While in the Tralfamoadrian zoo, one Tralfamadore tells Billy that the Tralfamadorians ignore all of the bad moments and “spend eternity looking at pleasant moments” (117). The Tralfamadore also says that “one thing Earthlings might learn to do is ignore the awful times, and focus on the good ones” (117). This way we can spend all of eternity looking at these pleasant moments and can just block out the bad moments. But because our minds aren’t always so controllable, it’s hard for us to only focus on the good times. So while the good moments in time will last forever, the bad times will also last forever. Time can’t erase the bad moments, such as the fire bombings of Dresden. Vonnegut’s making a point that we can’t just ignore these bad moments and mistakes because they did happen and that will never change. If we don’t recognize and learn from these mistakes such as the fire bombings, then we’re more likely to repeat our actions which continue an endless cycle of war.

Billy Pilgrim, just before broadcasting his beliefs about the Tralfamadores and time travel over the radio, goes to a book store in downtown New York City. While he’s there he finds another book by Kilgore Trout, the science-fiction writer that he has come to adore. The book is about a man who travels back in time to witness the life of Jesus and see if he had actually died on the cross. While there, he sees Jesus at age twelve, working with his father Joseph to build a “cross to be used in the execution of a rabble-rouser” (202). Even Jesus would produce materials used in the demise of another person if it meant having work and getting paid, but this is a hard idea for us to process because Jesus is a symbol of peace and love. However, this is synonymous to how members of our modern society will build weapons used for war; despite knowing that they’re use will be potentially destructive. In a way, it makes the members of society that produce these materials seem evil and heartless. While they aren’t necessarily evil, it is absurd that as a country we oppose war and yet knowingly continue to create lethal weapons that fuel war.

Billy eventually turns to the end of the book about the time traveler to read the ending where he feels Jesus’ limp bodies’ chest with a stethoscope. He examines that “there wasn’t a sound inside the emaciated chest cavity” and the time traveler confirms that “the son of God was dead” (203). What’s important here is that Jesus died on a cross, a cross similar to that which he built with his father at the age of twelve. Here Vonnegut’s message is clear: if we continue to create weapons for war, then those same weapons which we create will one day be the death of us, just as Jesus was killed on a cross similar to that which he created.

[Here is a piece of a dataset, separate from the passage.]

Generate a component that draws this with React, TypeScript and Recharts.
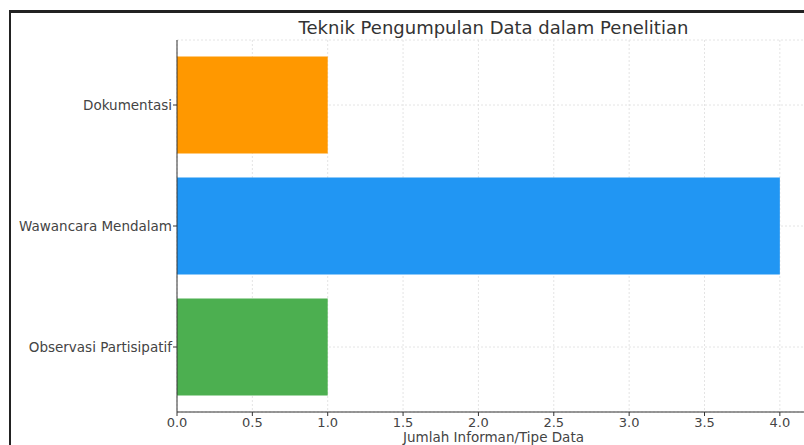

Vonnegut expresses more of his frustrations of war through another Kilgore Trout book that Billy comes across when he meets Trout for the first time. The book is about a robot that commits awful crimes but doesn’t get punished for his actions because he’s programmed to perform the horrible crimes. The book reads that “(Napalm) was dropped on them from airplanes. Robots did the dropping. They had no conscience and no circuits which would allow them to imagine what was happening to the people on the ground” (168).The robot is a metaphor for our soldiers that partake in war today. They are responsible for the deaths of fellow human beings but they are unpunished and even praised for their duties. Again, Vonnegut is taking an idea that seems ridiculous, which is that robots could possibly be built to perform the jobs of humans and function in our society, and he’s connecting it to reality. This makes the reader realize that what is reality is also absurdity.

Kurt Vonnegut’s’ opinion of war was obvious; he opposed it. While some of the concepts he illustrates in Slaughter-house Five may seem crazy, he effectively demonstrates their realism in our society today. Vonnegut wasn’t very optimistic about war ever seizing to exist and surely would not be surprised that we are still engaged in war today. But he did seem to believe that it certainly would be possible to prevent war if everyone contentiously objected it and realized its absurdity. As of now though, it doesn’t seem as if war will ever seize but rather will continue to rage on.

Work Cited

Vonnegut, Kurt. Slaughterhouse-Five. New York, New York: Dell Publishing, 1969.